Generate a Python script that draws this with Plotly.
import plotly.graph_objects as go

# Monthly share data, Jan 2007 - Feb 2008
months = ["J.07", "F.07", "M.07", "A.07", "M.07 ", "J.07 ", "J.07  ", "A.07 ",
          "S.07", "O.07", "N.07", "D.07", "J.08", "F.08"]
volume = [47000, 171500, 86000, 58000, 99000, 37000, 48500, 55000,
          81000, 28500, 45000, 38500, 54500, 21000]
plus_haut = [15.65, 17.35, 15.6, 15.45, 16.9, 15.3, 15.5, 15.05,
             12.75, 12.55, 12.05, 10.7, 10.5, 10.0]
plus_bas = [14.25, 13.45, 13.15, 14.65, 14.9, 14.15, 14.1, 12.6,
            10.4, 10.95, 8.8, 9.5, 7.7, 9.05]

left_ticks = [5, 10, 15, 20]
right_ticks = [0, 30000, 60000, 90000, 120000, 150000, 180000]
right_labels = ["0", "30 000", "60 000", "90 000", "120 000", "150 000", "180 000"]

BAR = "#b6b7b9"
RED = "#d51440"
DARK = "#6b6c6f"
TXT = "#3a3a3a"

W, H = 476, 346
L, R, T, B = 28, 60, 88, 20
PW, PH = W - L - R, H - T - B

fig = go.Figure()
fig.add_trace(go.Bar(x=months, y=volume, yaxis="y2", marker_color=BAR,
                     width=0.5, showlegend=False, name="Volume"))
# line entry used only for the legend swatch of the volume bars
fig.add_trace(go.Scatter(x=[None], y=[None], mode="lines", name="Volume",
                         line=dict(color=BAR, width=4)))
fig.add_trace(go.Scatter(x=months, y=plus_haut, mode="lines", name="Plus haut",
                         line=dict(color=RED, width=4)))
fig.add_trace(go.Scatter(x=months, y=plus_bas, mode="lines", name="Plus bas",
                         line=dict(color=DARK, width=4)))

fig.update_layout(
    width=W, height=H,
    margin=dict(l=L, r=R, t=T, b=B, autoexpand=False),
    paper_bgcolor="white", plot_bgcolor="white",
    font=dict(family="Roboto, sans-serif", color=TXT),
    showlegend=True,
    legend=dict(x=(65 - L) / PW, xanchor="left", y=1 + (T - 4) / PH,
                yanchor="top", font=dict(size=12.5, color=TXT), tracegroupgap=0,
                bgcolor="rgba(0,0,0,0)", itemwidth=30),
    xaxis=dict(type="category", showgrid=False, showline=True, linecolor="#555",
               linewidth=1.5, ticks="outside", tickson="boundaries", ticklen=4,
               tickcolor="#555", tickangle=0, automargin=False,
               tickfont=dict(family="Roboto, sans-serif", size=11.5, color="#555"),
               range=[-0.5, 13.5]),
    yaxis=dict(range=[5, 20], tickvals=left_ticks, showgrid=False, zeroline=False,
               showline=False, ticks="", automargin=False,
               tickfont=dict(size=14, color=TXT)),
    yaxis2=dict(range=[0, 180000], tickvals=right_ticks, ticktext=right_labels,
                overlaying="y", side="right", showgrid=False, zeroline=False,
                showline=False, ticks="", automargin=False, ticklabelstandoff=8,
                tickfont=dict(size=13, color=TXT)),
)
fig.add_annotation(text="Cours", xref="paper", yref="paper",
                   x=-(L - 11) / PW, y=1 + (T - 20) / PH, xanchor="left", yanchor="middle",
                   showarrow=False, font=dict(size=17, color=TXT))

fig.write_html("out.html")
------------------------------
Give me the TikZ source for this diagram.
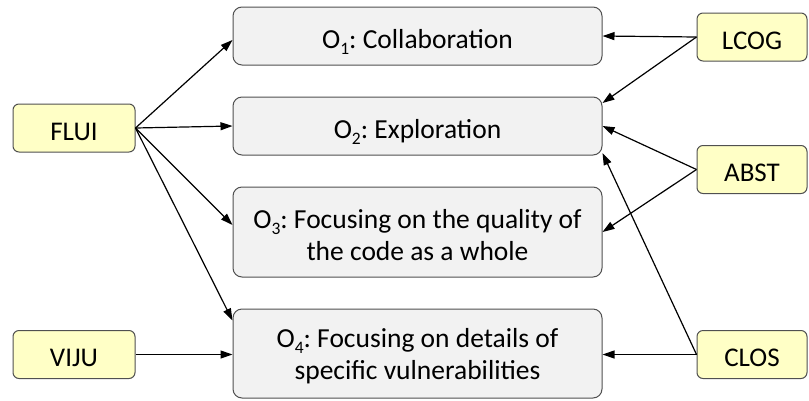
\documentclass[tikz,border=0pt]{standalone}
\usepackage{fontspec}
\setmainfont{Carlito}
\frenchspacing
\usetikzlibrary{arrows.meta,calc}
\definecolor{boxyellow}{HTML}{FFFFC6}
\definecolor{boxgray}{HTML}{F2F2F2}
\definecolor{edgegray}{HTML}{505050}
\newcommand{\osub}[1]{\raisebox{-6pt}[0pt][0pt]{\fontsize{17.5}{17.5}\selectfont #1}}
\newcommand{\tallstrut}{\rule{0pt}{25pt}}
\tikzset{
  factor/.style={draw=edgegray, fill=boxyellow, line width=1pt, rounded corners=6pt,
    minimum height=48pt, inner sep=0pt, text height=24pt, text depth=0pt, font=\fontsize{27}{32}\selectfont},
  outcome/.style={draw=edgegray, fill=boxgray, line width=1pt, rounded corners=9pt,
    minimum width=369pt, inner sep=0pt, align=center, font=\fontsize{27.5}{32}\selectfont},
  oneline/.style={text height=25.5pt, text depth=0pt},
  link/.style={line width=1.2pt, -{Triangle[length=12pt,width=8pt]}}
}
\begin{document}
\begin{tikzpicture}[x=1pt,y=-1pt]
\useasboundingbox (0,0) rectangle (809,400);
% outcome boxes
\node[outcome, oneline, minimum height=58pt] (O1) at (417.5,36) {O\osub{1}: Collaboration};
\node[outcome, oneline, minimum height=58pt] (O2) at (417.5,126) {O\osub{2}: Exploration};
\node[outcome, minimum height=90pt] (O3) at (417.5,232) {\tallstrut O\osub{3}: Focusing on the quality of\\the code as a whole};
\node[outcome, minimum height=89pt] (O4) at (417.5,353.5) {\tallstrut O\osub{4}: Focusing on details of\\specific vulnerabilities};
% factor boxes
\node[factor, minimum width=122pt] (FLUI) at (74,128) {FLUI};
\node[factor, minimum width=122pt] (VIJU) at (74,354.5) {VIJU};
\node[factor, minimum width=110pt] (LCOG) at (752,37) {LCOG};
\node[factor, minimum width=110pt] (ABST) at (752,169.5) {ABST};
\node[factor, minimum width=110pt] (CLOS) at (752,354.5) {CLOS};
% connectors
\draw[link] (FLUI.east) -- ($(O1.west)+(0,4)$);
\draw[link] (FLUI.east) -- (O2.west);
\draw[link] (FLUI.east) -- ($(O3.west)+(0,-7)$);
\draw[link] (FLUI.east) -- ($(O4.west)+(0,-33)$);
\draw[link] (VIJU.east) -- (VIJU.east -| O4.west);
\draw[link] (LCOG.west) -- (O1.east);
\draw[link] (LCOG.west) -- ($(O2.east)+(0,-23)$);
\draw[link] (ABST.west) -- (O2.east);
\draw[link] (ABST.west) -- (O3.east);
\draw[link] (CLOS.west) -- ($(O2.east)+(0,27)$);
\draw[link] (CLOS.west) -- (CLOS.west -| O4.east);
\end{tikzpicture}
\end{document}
------------------------------
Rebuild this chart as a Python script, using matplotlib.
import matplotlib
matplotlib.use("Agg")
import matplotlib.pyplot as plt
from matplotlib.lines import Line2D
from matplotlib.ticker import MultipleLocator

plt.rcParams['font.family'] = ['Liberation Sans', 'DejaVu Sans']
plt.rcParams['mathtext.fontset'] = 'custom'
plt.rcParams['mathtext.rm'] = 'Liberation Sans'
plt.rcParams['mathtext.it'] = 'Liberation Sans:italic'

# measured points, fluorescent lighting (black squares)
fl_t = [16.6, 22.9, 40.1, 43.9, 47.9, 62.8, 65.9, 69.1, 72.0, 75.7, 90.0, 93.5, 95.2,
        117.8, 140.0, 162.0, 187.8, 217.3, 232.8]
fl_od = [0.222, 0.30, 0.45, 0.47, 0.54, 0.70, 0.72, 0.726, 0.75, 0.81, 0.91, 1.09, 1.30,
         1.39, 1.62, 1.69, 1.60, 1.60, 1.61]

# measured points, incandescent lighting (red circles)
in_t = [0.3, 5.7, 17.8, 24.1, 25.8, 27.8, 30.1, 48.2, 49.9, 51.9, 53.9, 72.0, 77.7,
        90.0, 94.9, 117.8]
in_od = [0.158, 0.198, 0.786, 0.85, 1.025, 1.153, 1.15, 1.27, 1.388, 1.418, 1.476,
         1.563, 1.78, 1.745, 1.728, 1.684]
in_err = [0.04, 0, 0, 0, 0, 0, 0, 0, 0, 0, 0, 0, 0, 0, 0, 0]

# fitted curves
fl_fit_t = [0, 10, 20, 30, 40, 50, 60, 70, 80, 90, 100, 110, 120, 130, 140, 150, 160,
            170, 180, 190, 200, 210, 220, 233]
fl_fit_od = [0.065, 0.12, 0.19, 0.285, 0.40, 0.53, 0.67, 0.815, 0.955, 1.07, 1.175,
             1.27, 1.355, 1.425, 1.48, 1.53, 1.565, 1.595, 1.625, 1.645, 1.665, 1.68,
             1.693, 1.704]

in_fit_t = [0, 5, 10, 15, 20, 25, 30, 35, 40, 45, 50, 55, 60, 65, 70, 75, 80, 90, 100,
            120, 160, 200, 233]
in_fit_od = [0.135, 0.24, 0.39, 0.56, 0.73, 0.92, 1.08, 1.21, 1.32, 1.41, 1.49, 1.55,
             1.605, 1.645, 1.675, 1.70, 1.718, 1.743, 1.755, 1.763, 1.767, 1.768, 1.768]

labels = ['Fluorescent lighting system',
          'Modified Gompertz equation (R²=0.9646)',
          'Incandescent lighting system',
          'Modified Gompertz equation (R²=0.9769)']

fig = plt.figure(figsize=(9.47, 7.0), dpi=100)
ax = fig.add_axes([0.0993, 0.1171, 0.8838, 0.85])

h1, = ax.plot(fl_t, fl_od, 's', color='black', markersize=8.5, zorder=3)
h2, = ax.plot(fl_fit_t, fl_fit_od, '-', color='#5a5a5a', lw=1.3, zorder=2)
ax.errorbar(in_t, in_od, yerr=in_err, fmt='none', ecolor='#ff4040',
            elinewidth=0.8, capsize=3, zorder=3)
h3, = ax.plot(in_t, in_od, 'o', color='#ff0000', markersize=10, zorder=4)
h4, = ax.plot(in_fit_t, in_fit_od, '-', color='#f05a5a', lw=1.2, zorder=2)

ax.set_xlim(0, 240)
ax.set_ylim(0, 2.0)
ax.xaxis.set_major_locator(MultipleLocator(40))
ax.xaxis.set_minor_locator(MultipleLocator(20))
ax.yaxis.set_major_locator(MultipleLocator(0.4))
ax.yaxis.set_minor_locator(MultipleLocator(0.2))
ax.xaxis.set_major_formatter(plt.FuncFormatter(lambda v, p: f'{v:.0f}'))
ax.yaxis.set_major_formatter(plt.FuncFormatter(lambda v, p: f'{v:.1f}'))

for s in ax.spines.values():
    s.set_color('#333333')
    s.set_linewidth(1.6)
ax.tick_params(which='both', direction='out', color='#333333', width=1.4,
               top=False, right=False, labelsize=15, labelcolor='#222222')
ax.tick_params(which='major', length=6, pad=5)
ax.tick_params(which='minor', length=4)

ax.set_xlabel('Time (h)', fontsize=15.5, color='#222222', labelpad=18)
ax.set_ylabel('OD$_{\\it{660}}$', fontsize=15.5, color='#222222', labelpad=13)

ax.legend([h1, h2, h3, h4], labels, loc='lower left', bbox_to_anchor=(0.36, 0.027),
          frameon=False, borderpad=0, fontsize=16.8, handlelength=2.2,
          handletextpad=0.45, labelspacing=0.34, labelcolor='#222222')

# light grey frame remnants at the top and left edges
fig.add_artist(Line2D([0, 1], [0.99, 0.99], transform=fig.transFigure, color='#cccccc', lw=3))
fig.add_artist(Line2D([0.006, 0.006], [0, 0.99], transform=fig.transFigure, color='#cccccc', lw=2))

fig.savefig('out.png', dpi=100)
------------------------------
Instructions to follow:
Start at the line with "Generate a Python", stop at the line with "line=dict(color=DARK, width=4)))", and return every line in that stretch exactly, those two included.

Response to this exercise:
Generate a Python script that draws this with Plotly.
import plotly.graph_objects as go

# Monthly share data, Jan 2007 - Feb 2008
months = ["J.07", "F.07", "M.07", "A.07", "M.07 ", "J.07 ", "J.07  ", "A.07 ",
          "S.07", "O.07", "N.07", "D.07", "J.08", "F.08"]
volume = [47000, 171500, 86000, 58000, 99000, 37000, 48500, 55000,
          81000, 28500, 45000, 38500, 54500, 21000]
plus_haut = [15.65, 17.35, 15.6, 15.45, 16.9, 15.3, 15.5, 15.05,
             12.75, 12.55, 12.05, 10.7, 10.5, 10.0]
plus_bas = [14.25, 13.45, 13.15, 14.65, 14.9, 14.15, 14.1, 12.6,
            10.4, 10.95, 8.8, 9.5, 7.7, 9.05]

left_ticks = [5, 10, 15, 20]
right_ticks = [0, 30000, 60000, 90000, 120000, 150000, 180000]
right_labels = ["0", "30 000", "60 000", "90 000", "120 000", "150 000", "180 000"]

BAR = "#b6b7b9"
RED = "#d51440"
DARK = "#6b6c6f"
TXT = "#3a3a3a"

W, H = 476, 346
L, R, T, B = 28, 60, 88, 20
PW, PH = W - L - R, H - T - B

fig = go.Figure()
fig.add_trace(go.Bar(x=months, y=volume, yaxis="y2", marker_color=BAR,
                     width=0.5, showlegend=False, name="Volume"))
# line entry used only for the legend swatch of the volume bars
fig.add_trace(go.Scatter(x=[None], y=[None], mode="lines", name="Volume",
                         line=dict(color=BAR, width=4)))
fig.add_trace(go.Scatter(x=months, y=plus_haut, mode="lines", name="Plus haut",
                         line=dict(color=RED, width=4)))
fig.add_trace(go.Scatter(x=months, y=plus_bas, mode="lines", name="Plus bas",
                         line=dict(color=DARK, width=4)))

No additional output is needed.